しかし神様は、そのイスラエルの民たちにも私たちと同じように憐れみが必要だと、彼らこそ憐れみが必要だというのです。ですから、主なる神様は、イスラエル人と異邦人を憐れみ、救うために御子イエス・キリストを天国・シオンからお遣わしになり、私たちの罪を贖うために御子イエス様をご自分から引きちぎり、見捨て、十字架で御子の命を犠牲とされました。そして天国に私たちを招き、永遠の命を与えるためにイエス様を死から三日ののち、死人の中から甦えらせ、天国へのドアを開いて私たちを招いてくださっている。

33節、「ああ、神の富と知恵と知識のなんと深いことか。だれが、神の定めを究め尽くし、神の道を理解し尽くせよう。」とパウロ先生は神様の愛と憐れみを驚き、喜び、感謝し、神様をほめたたえているのです。

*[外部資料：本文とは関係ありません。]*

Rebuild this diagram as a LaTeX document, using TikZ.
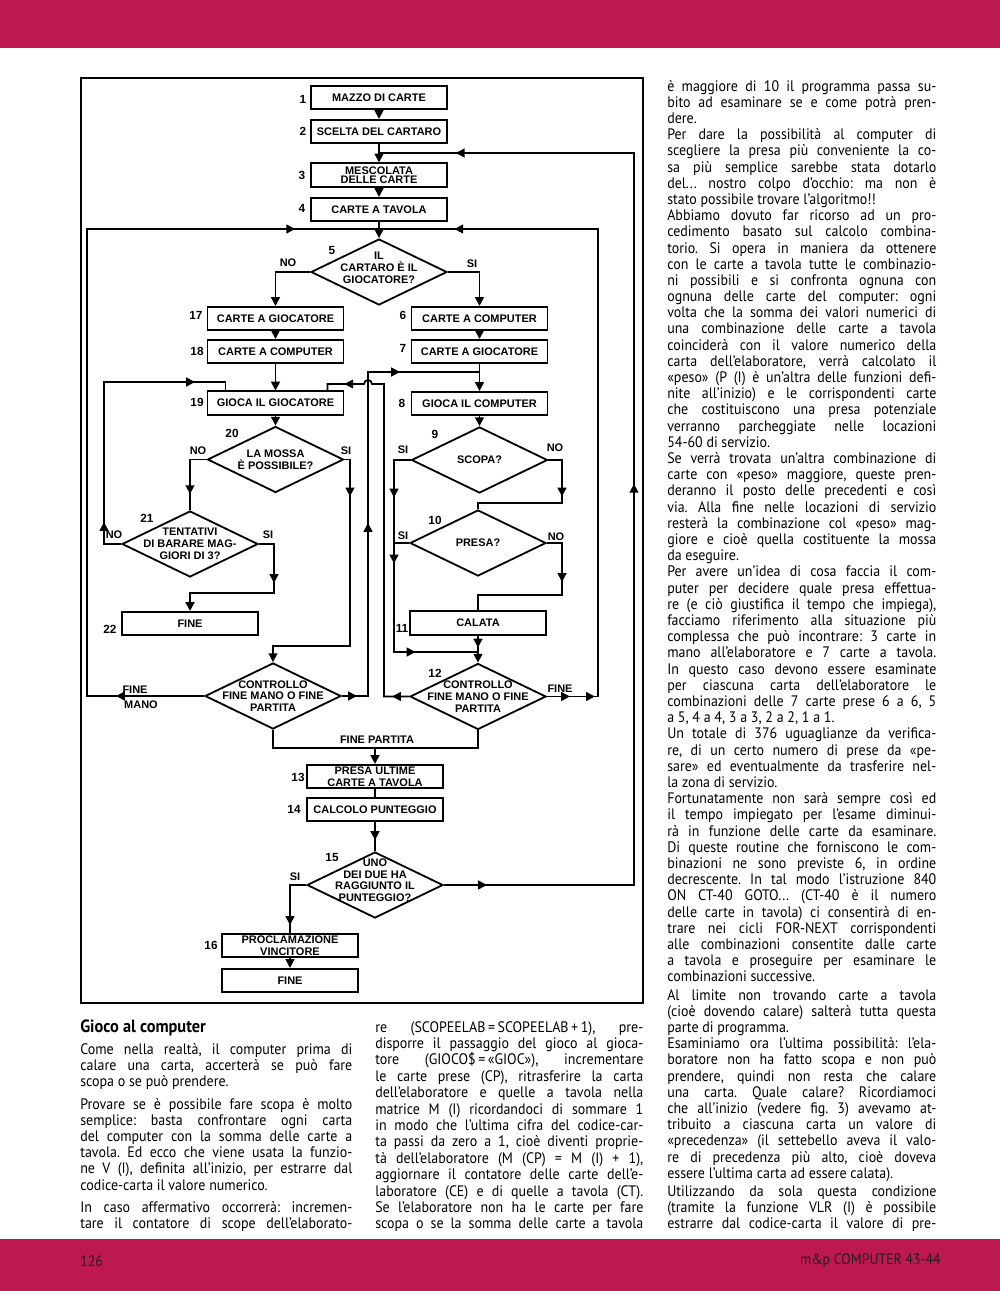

神様の富というのは、主イエス様の十字架上に示された神様の無限の愛、優しさを意味する言葉です。私たちを愛し、私たちを救うために、神様は知恵と知識の限りを尽くして計画し、すべての事柄、特に私たちの罪と弱さから生じてしまう痛みや苦しみや悲しみの出来事を取り繕い、すべてのマイナス要素をイエス様の十字架の贖いによってプラス要素に変えながら、すべてを良いものへと造り変えるために、昨日も今日も、そしてこれからも、主イエス様が再びこの地上に来られる時まで、神様の道を整え続けてくださるのです。

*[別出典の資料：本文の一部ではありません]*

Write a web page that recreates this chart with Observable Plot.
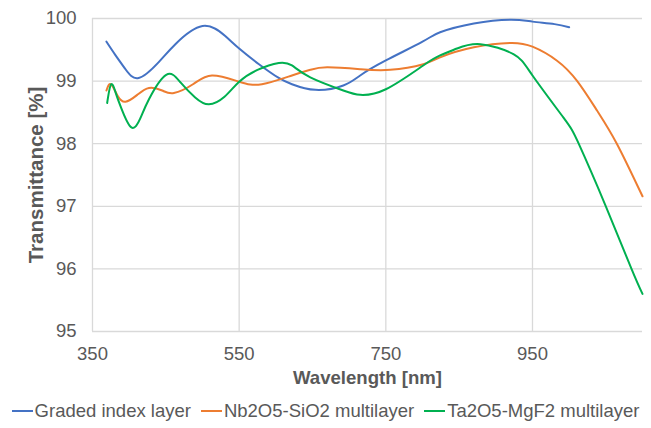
<!DOCTYPE html>
<html>
<head>
<meta charset="utf-8">
<script src="https://cdn.jsdelivr.net/npm/d3@7"></script>
<script src="https://cdn.jsdelivr.net/npm/@observablehq/plot@0.6"></script>
<style>
  body { margin: 0; background: #fff; font-family: "Liberation Sans", Arial, sans-serif; }
  #legend { display: flex; justify-content: center; align-items: center; height: 22px; margin-top: 2px;
            font-size: 18.5px; color: #595959; white-space: nowrap; }
  .item { display: flex; align-items: center; margin: 0 5px; }
  .sw { width: 21px; height: 2px; margin-right: 2px; }
</style>
</head>
<body>
<div id="chart"></div>
<div id="legend"></div>
<script>
// ---- data ----
const seriesNames = ["Graded index layer", "Nb2O5-SiO2 multilayer", "Ta2O5-MgF2 multilayer"];
const seriesColors = ["#4472C4", "#ED7D31", "#00B050"];

const gradedWavelength = [369, 381, 395, 413, 440, 463, 500, 531, 550, 577, 604, 622, 654, 692, 715, 750, 800, 824, 870, 920, 950, 980, 1000];
const gradedT          = [99.63, 99.42, 99.19, 99.05, 99.30, 99.59, 99.88, 99.72, 99.52, 99.27, 99.05, 98.95, 98.86, 98.93, 99.09, 99.33, 99.63, 99.78, 99.92, 99.98, 99.95, 99.91, 99.86];

const nbWavelength = [369, 375, 384, 395, 411, 427, 445, 461, 487, 513, 550, 581, 622, 647, 670, 715, 756, 801, 824, 870, 920, 950, 983, 1011, 1038, 1065, 1100];
const nbT          = [98.85, 98.95, 98.77, 98.67, 98.78, 98.89, 98.85, 98.81, 98.95, 99.09, 98.99, 98.95, 99.09, 99.18, 99.22, 99.19, 99.18, 99.27, 99.38, 99.54, 99.61, 99.55, 99.33, 99.00, 98.53, 98.00, 97.16];

const taWavelength = [370, 375.5, 382, 389.5, 403, 415, 427, 450.5, 470, 490, 508.7, 530, 550, 575, 604, 622, 647, 692, 715, 750, 801, 824, 847, 879, 924, 950, 992, 1013, 1050, 1085, 1100];
const taT          = [98.65, 98.95, 98.80, 98.56, 98.26, 98.40, 98.71, 99.10, 98.98, 98.74, 98.63, 98.75, 98.99, 99.18, 99.29, 99.25, 99.06, 98.85, 98.78, 98.87, 99.25, 99.41, 99.52, 99.59, 99.43, 99.09, 98.42, 98.00, 97.00, 96.00, 95.60];

const xTicks = [350, 550, 750, 950];
const yTicks = [95, 96, 97, 98, 99, 100];
const xLabel = "Wavelength [nm]";
const yLabel = "Transmittance [%]";

// ---- build table ----
const seriesX = [gradedWavelength, nbWavelength, taWavelength];
const seriesY = [gradedT, nbT, taT];
const rows = [];
seriesNames.forEach((name, i) => {
  seriesX[i].forEach((w, j) => rows.push({series: name, wl: w, t: seriesY[i][j]}));
});

const chart = Plot.plot({
  width: 651,
  height: 398,
  marginTop: 18,
  marginRight: 9,
  marginBottom: 67,
  marginLeft: 92,
  style: {fontFamily: '"Liberation Sans", Arial, sans-serif', fontSize: "18.5px", color: "#595959", background: "#fff", overflow: "visible"},
  x: {domain: [350, 1100]},
  y: {domain: [95, 100]},
  color: {domain: seriesNames, range: seriesColors},
  marks: [
    Plot.gridX(xTicks, {stroke: "#d9d9d9", strokeOpacity: 1, strokeWidth: 1.3}),
    Plot.gridY(yTicks, {stroke: "#d9d9d9", strokeOpacity: 1, strokeWidth: 1.3}),
    Plot.axisX(xTicks, {tickSize: 0, tickPadding: 15, label: null, tickFormat: d => String(d)}),
    Plot.axisY(yTicks, {tickSize: 0, tickPadding: 16, label: null, tickFormat: d => String(d)}),
    Plot.line(rows, {x: "wl", y: "t", z: "series", stroke: "series", strokeWidth: 2, curve: "natural", strokeLinecap: "round"}),
    Plot.text([xLabel], {text: d => d, frameAnchor: "bottom", lineAnchor: "middle", textAnchor: "middle", dy: 47, fontWeight: "bold", fontSize: 18.6, fill: "#595959"}),
    Plot.text([yLabel], {text: d => d, frameAnchor: "left", lineAnchor: "middle", textAnchor: "middle", dx: -56, rotate: -90, fontWeight: "bold", fontSize: 20.5, fill: "#595959"})
  ]
});
document.getElementById("chart").appendChild(chart);

const legend = document.getElementById("legend");
seriesNames.forEach((name, i) => {
  const item = document.createElement("div");
  item.className = "item";
  const sw = document.createElement("span");
  sw.className = "sw";
  sw.style.background = seriesColors[i];
  const label = document.createElement("span");
  label.textContent = name;
  item.appendChild(sw);
  item.appendChild(label);
  legend.appendChild(item);
});
</script>
</body>
</html>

34節と35節に「いったいだれが主の心を知っていたであろうか。だれが主の相談相手であっただろうか。だれがまず主に与えて、その報いを受けるであろうか」とありますが、これはイザヤ書40章13節とヨブ記41章3節からの引用であると思われますが、ここにも主の心=主の知識、相談相手=主の知恵、報い=主の富がどこから来るのかと問いかけられていますが、答えは誰からも、どこからも来ていないということ、つまり神様がすべての出発点であり、源であり、そして終着点であるということです。始めであり、終わりなのです。その愛の中で、主の御手の中で、私たちは生かされています。

36節にこのようにあります。「すべてのものは、神から出て、神によって保たれ、神に向かっているのです。栄光が神に永遠にありますように、アーメン」と。私たち一人ひとりは、神様から出て、神様の愛によって保たれ、神様に向かって歩む者です。

神様に背を向けて罪に生きていた私たちがイエス様を通して悔い改め、神様に立ち返って、神様の喜びのために、神様の栄光のために生きること、つまり神様を愛し、隣り人を愛し、互いに愛し合って生きることが神様の御心です。

この愛の手紙は、私たちがいつも謙遜に生きることが神様の御心であると私たちに伝えるために書き送られました。主イエス様とご聖霊の助けを受けて、この大いなる恵みと愛に日々応えて生きる者とされてゆきましょう。